The way dating has changed from the past can be seen as a snapshot of Chinese society. China is no longer a male-dominated society and the people are no longer what cultural conservative Gu Hongming described as "shy." Women enjoy just as much power, if not more, than men. In terms of a woman's parents having a say in who they marry, as was the case in the past, now women may consult their parents before marrying a guy, but that's all the say parents can possibly have on this matter now.

Another change that has taken place is the way people are dating now. Single people are constantly seen on TV shows and dating websites looking for a spouse. They may also start to date someone they met at a nightclub or even on a subway. When the feeling is right, people just jump into dating. However, none of these were even imaginable thirty years ago.

Back in the 1980s, Chinese youngsters depended heavily on colleagues from their work organizations, unions, and factories to set them up on a blind date. Also, there were a considerable number of couples set up by friends of their parents. During the date, usually, physical contact was strictly forbidden!no hand holding, no kissing, and absolutely no sex until the wedding.

As the 1990s came around, more than one decade since the Reform and Opening-up Policy, youngsters became much more "bold and brave" in pursuing personal happiness. The trend in which single individuals advertised for spouses reached its peak at this time, first in newspapers, then on television shows.

Youngsters were literally stunned, when in 1995 they first got access to a reality dating show from Taiwan. For the first time, people on the Chinese mainland realized another approach for seeking mates.

That was it. When it came to the new century, no one seemed in need of hints or implicitness anymore. There were too many dating websites, TV shows, and agencies that provided dazzling services to fix up blind dates.

Just a few years ago, dating entailed going out to dinner at a fine restaurant and then to a movie. Dinner conversations included the formality of being probed for information about oneself. What you do, what you like, and what your parents do were typically discussed. Hand-holding could occur when you left the restaurant or walked out from the movie theater. During the movie, kissing and other public displays of affection might also occur.

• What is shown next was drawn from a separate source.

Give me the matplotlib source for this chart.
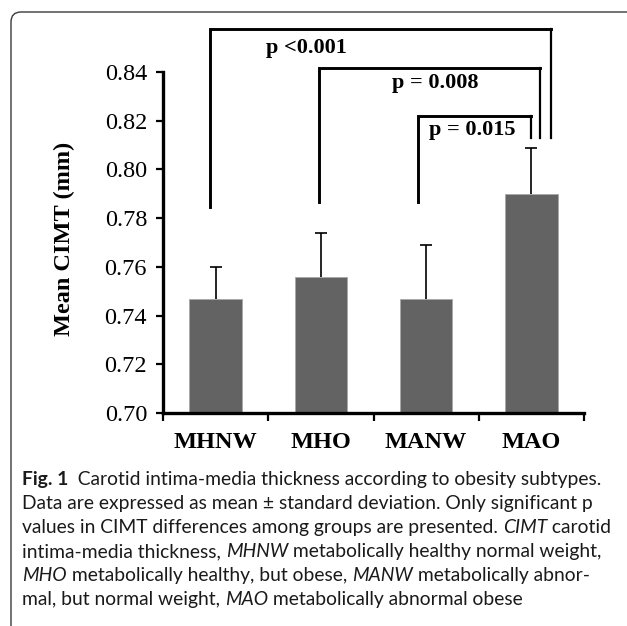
import numpy as np
import matplotlib
matplotlib.use("Agg")
import matplotlib.pyplot as plt
from matplotlib.patches import FancyBboxPatch

groups = ["MHNW", "MHO", "MANW", "MAO"]
mean_cimt = [0.747, 0.756, 0.747, 0.790]
sd_cimt = [0.013, 0.018, 0.022, 0.019]
y_ticks = [0.70, 0.72, 0.74, 0.76, 0.78, 0.80, 0.82, 0.84]

# significance brackets: (left group, right group), label, level of the bar
pairs = [(0, 3), (1, 3), (2, 3)]
p_labels = ["p <0.001", "p = 0.008", "p = 0.015"]
bracket_top = [0.8577, 0.8417, 0.8219]
left_foot = [0.7846, 0.7866, 0.7866]
right_foot = [0.8131, 0.8129, 0.8129]
left_shift = [-0.053, -0.018, -0.077]
right_shift = [0.186, 0.082, -0.004]
label_x = [0.859, 2.084, 2.44]
label_y = [0.8499, 0.8355, 0.8162]

caption = [
    [("Fig. 1", "bold"), ("  Carotid intima-media thickness according to obesity subtypes.", "normal")],
    [("Data are expressed as mean \u00b1 standard deviation. Only significant p", "normal")],
    [("values in CIMT differences among groups are presented. ", "normal"), ("CIMT", "italic"), (" carotid", "normal")],
    [("intima-media thickness, ", "normal"), ("MHNW", "italic"), (" metabolically healthy normal weight,", "normal")],
    [("MHO", "italic"), (" metabolically healthy, but obese, ", "normal"), ("MANW", "italic"), (" metabolically abnor-", "normal")],
    [("mal, but normal weight, ", "normal"), ("MAO", "italic"), (" metabolically abnormal obese", "normal")],
]

W, H = 627, 626
fig = plt.figure(figsize=(W / 100, H / 100), dpi=100)
serif = "Liberation Serif"

# frame round the figure (cut at right and bottom)
fig.patches.append(FancyBboxPatch((11 / W, -0.1), 1.5, 1 - 12 / H + 0.1, boxstyle="round,pad=0,rounding_size=0.016",
                                  transform=fig.transFigure, fc="none", ec="#3a3a3a", lw=1.0))

ax = fig.add_axes([163 / W, 1 - 413 / H, 421 / W, 341 / H])
x = np.arange(len(groups))
ax.bar(x, mean_cimt, width=0.5, color="#636363", edgecolor="#a8a8a8", lw=0.6, zorder=2)
eb = ax.errorbar(x, mean_cimt, yerr=[np.zeros(len(sd_cimt)), sd_cimt], fmt="none",
                 ecolor="black", elinewidth=1.2, capsize=4.5, capthick=1.2, zorder=3)
eb[1][0].set_visible(False)  # no cap at the bar top

ax.set_ylim(0.70, 0.84)
ax.set_xlim(-0.5, 3.5)
ax.set_yticks(y_ticks)
ax.set_yticklabels([f"{v:.2f}" for v in y_ticks], fontfamily=serif, fontsize=17.5)
ax.set_xticks(x)
ax.set_xticklabels(groups, fontfamily=serif, fontsize=17.5, fontweight="bold")
ax.set_xticks(np.arange(-0.5, 4, 1), minor=True)
ax.tick_params(axis="x", which="major", length=0, pad=14)
ax.tick_params(axis="x", which="minor", length=5.5, width=1.6, direction="out")
ax.tick_params(axis="y", length=5, width=1.6, pad=6.5)
for s in ["top", "right"]:
    ax.spines[s].set_visible(False)
for s in ["left", "bottom"]:
    ax.spines[s].set_linewidth(2.4)
ax.set_ylabel("Mean CIMT (mm)", fontfamily=serif, fontsize=17.5, fontweight="bold")
ax.yaxis.set_label_coords((75 - 163) / 421, 0.51)

for k, (i, j) in enumerate(pairs):
    xl = x[i] + left_shift[k]
    xr = x[j] + right_shift[k]
    ax.plot([xl, xl, xr], [left_foot[k], bracket_top[k], bracket_top[k]], color="black", lw=2.1,
            clip_on=False, solid_joinstyle="miter", zorder=4)
    ax.plot([xr, xr], [bracket_top[k], right_foot[k]], color="black", lw=1.6, clip_on=False, zorder=4)
    ax.text(label_x[k], label_y[k], p_labels[k], fontfamily=serif, fontsize=16, fontweight="bold",
            ha="center", va="center")

# caption, written piece by piece to mix bold / italic
fig.canvas.draw()
r = fig.canvas.get_renderer()
cap_font = "Lato"
cap_size = 13.9
y0 = 485
for n, line in enumerate(caption):
    xp = 22
    yp = 1 - (y0 + n * 24.0) / H
    for txt, st in line:
        kw = dict(fontfamily=cap_font, fontsize=cap_size,
                  fontweight="bold" if st == "bold" else "normal",
                  fontstyle="italic" if st == "italic" else "normal")
        fig.text(xp / W, yp, txt, va="baseline", ha="left", color="#1a1a1a", **kw)
        # measure with a marker char so trailing spaces count
        probe = fig.text(0, 0, txt + "|", **kw)
        bar = fig.text(0, 0, "|", **kw)
        xp += probe.get_window_extent(r).width - bar.get_window_extent(r).width
        probe.remove()
        bar.remove()

fig.savefig("out.png", dpi=100)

Now, people skip the getting to know each other part, or simply complete the procedure via emails or instant messaging. Also, the formality of asking someone to go out to dinner has been replaced with the phrase "Do you want to get some drinks?" and sometimes friends tag along. Since much of the communicating is done before the date, the date itself tends to focus on the activity, such as drinking, dancing, or watching a movie, all of which are followed, more often than not, by sex.

It's hard, even impossible, to predict future trends. Who knows what will happen in the next decade? All we can say is that, when you date someone, you also date the time you live in.